BRIEF: Write out the data below exactly as given, without any of its pictures.

DATASET SECTION:

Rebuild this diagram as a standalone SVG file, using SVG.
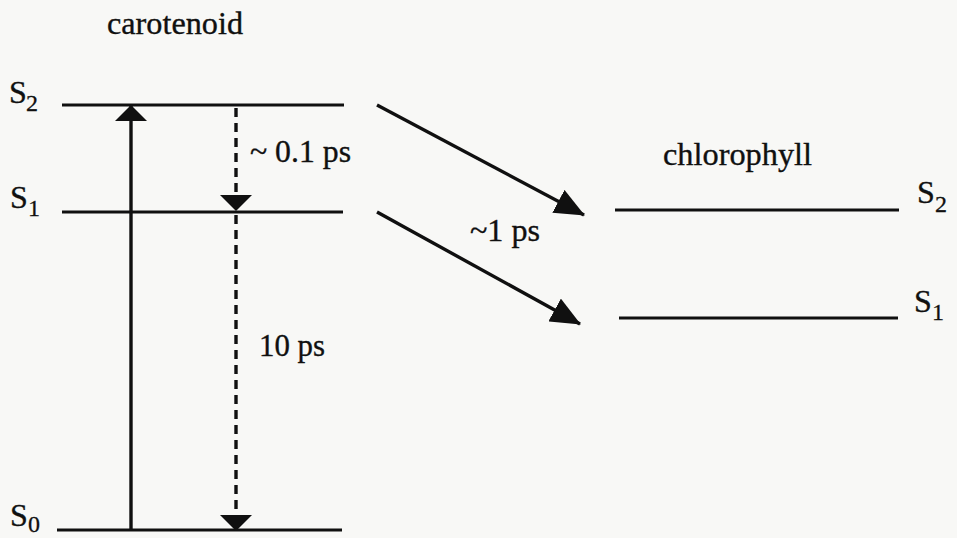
<svg xmlns="http://www.w3.org/2000/svg" width="957" height="538" viewBox="0 0 957 538">
  <style>
    .bg { fill: #f8f8f6; }
    .level { stroke: #101010; stroke-width: 3.2; fill: none; }
    .solid { stroke: #101010; stroke-width: 3.4; fill: none; }
    .dashed { stroke: #101010; stroke-width: 3.4; fill: none; stroke-dasharray: 9 6; }
    .txt { font-family: "Liberation Serif", "Times New Roman", serif; font-size: 32px; fill: #101010; stroke: #101010; stroke-width: 0.35; }
    .sub { font-family: "Liberation Serif", "Times New Roman", serif; font-size: 24px; fill: #101010; stroke: #101010; stroke-width: 0.3; }
  </style>
  <defs>
    <marker id="headFlat" viewBox="0 0 16 32" refX="15" refY="16" markerWidth="16" markerHeight="32" markerUnits="userSpaceOnUse" orient="auto">
      <path d="M0,0 L16,16 L0,32 z" fill="#101010"/>
    </marker>
    <marker id="headLong" viewBox="0 0 30 26" refX="29" refY="13" markerWidth="30" markerHeight="26" markerUnits="userSpaceOnUse" orient="auto">
      <path d="M0,0 L30,13 L0,26 z" fill="#101010"/>
    </marker>
  </defs>

  <rect class="bg" x="0" y="0" width="957" height="538"/>

  <!-- carotenoid energy levels -->
  <g id="carotenoid">
    <text class="txt" x="107" y="34" textLength="136" lengthAdjust="spacingAndGlyphs">carotenoid</text>
    <g id="car-S2">
      <line class="level" x1="62" y1="105" x2="344" y2="105"/>
      <text class="txt" x="9" y="103">S</text>
      <text class="sub" x="26" y="111">2</text>
    </g>
    <g id="car-S1">
      <line class="level" x1="62" y1="212" x2="343" y2="212"/>
      <text class="txt" x="10" y="208">S</text>
      <text class="sub" x="28" y="216">1</text>
    </g>
    <g id="car-S0">
      <line class="level" x1="57" y1="530" x2="342" y2="530"/>
      <text class="txt" x="10" y="526">S</text>
      <text class="sub" x="28" y="532">0</text>
    </g>
  </g>

  <!-- chlorophyll energy levels -->
  <g id="chlorophyll">
    <text class="txt" x="663" y="165" textLength="149" lengthAdjust="spacingAndGlyphs">chlorophyll</text>
    <g id="chl-S2">
      <line class="level" x1="615" y1="210" x2="899" y2="210"/>
      <text class="txt" x="917" y="203">S</text>
      <text class="sub" x="935" y="212">2</text>
    </g>
    <g id="chl-S1">
      <line class="level" x1="619" y1="318" x2="898" y2="318"/>
      <text class="txt" x="914" y="312">S</text>
      <text class="sub" x="932" y="320">1</text>
    </g>
  </g>

  <!-- transitions -->
  <g id="connectors">
    <line class="solid" x1="131" y1="530" x2="131" y2="106" marker-end="url(#headFlat)"/>
    <line class="dashed" x1="236" y1="108" x2="236" y2="210" marker-end="url(#headFlat)"/>
    <line class="dashed" x1="236" y1="215" x2="236" y2="530" marker-end="url(#headFlat)"/>
    <line class="solid" x1="377" y1="105" x2="584" y2="215" marker-end="url(#headLong)"/>
    <line class="solid" x1="377" y1="212" x2="580" y2="324" marker-end="url(#headLong)"/>
  </g>

  <!-- transition times -->
  <g id="labels">
    <text class="txt" x="250" y="162" textLength="101" lengthAdjust="spacingAndGlyphs">~ 0.1 ps</text>
    <text class="txt" x="259" y="356" textLength="66" lengthAdjust="spacingAndGlyphs">10 ps</text>
    <text class="txt" x="470" y="241" textLength="70" lengthAdjust="spacingAndGlyphs">~1 ps</text>
  </g>
</svg>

SOLUTION TO THIS PROBLEM:
Rebuild this diagram as a standalone SVG file, using SVG.
<svg xmlns="http://www.w3.org/2000/svg" width="957" height="538" viewBox="0 0 957 538">
  <style>
    .bg { fill: #f8f8f6; }
    .level { stroke: #101010; stroke-width: 3.2; fill: none; }
    .solid { stroke: #101010; stroke-width: 3.4; fill: none; }
    .dashed { stroke: #101010; stroke-width: 3.4; fill: none; stroke-dasharray: 9 6; }
    .txt { font-family: "Liberation Serif", "Times New Roman", serif; font-size: 32px; fill: #101010; stroke: #101010; stroke-width: 0.35; }
    .sub { font-family: "Liberation Serif", "Times New Roman", serif; font-size: 24px; fill: #101010; stroke: #101010; stroke-width: 0.3; }
  </style>
  <defs>
    <marker id="headFlat" viewBox="0 0 16 32" refX="15" refY="16" markerWidth="16" markerHeight="32" markerUnits="userSpaceOnUse" orient="auto">
      <path d="M0,0 L16,16 L0,32 z" fill="#101010"/>
    </marker>
    <marker id="headLong" viewBox="0 0 30 26" refX="29" refY="13" markerWidth="30" markerHeight="26" markerUnits="userSpaceOnUse" orient="auto">
      <path d="M0,0 L30,13 L0,26 z" fill="#101010"/>
    </marker>
  </defs>

  <rect class="bg" x="0" y="0" width="957" height="538"/>

  <!-- carotenoid energy levels -->
  <g id="carotenoid">
    <text class="txt" x="107" y="34" textLength="136" lengthAdjust="spacingAndGlyphs">carotenoid</text>
    <g id="car-S2">
      <line class="level" x1="62" y1="105" x2="344" y2="105"/>
      <text class="txt" x="9" y="103">S</text>
      <text class="sub" x="26" y="111">2</text>
    </g>
    <g id="car-S1">
      <line class="level" x1="62" y1="212" x2="343" y2="212"/>
      <text class="txt" x="10" y="208">S</text>
      <text class="sub" x="28" y="216">1</text>
    </g>
    <g id="car-S0">
      <line class="level" x1="57" y1="530" x2="342" y2="530"/>
      <text class="txt" x="10" y="526">S</text>
      <text class="sub" x="28" y="532">0</text>
    </g>
  </g>

  <!-- chlorophyll energy levels -->
  <g id="chlorophyll">
    <text class="txt" x="663" y="165" textLength="149" lengthAdjust="spacingAndGlyphs">chlorophyll</text>
    <g id="chl-S2">
      <line class="level" x1="615" y1="210" x2="899" y2="210"/>
      <text class="txt" x="917" y="203">S</text>
      <text class="sub" x="935" y="212">2</text>
    </g>
    <g id="chl-S1">
      <line class="level" x1="619" y1="318" x2="898" y2="318"/>
      <text class="txt" x="914" y="312">S</text>
      <text class="sub" x="932" y="320">1</text>
    </g>
  </g>

  <!-- transitions -->
  <g id="connectors">
    <line class="solid" x1="131" y1="530" x2="131" y2="106" marker-end="url(#headFlat)"/>
    <line class="dashed" x1="236" y1="108" x2="236" y2="210" marker-end="url(#headFlat)"/>
    <line class="dashed" x1="236" y1="215" x2="236" y2="530" marker-end="url(#headFlat)"/>
    <line class="solid" x1="377" y1="105" x2="584" y2="215" marker-end="url(#headLong)"/>
    <line class="solid" x1="377" y1="212" x2="580" y2="324" marker-end="url(#headLong)"/>
  </g>

  <!-- transition times -->
  <g id="labels">
    <text class="txt" x="250" y="162" textLength="101" lengthAdjust="spacingAndGlyphs">~ 0.1 ps</text>
    <text class="txt" x="259" y="356" textLength="66" lengthAdjust="spacingAndGlyphs">10 ps</text>
    <text class="txt" x="470" y="241" textLength="70" lengthAdjust="spacingAndGlyphs">~1 ps</text>
  </g>
</svg>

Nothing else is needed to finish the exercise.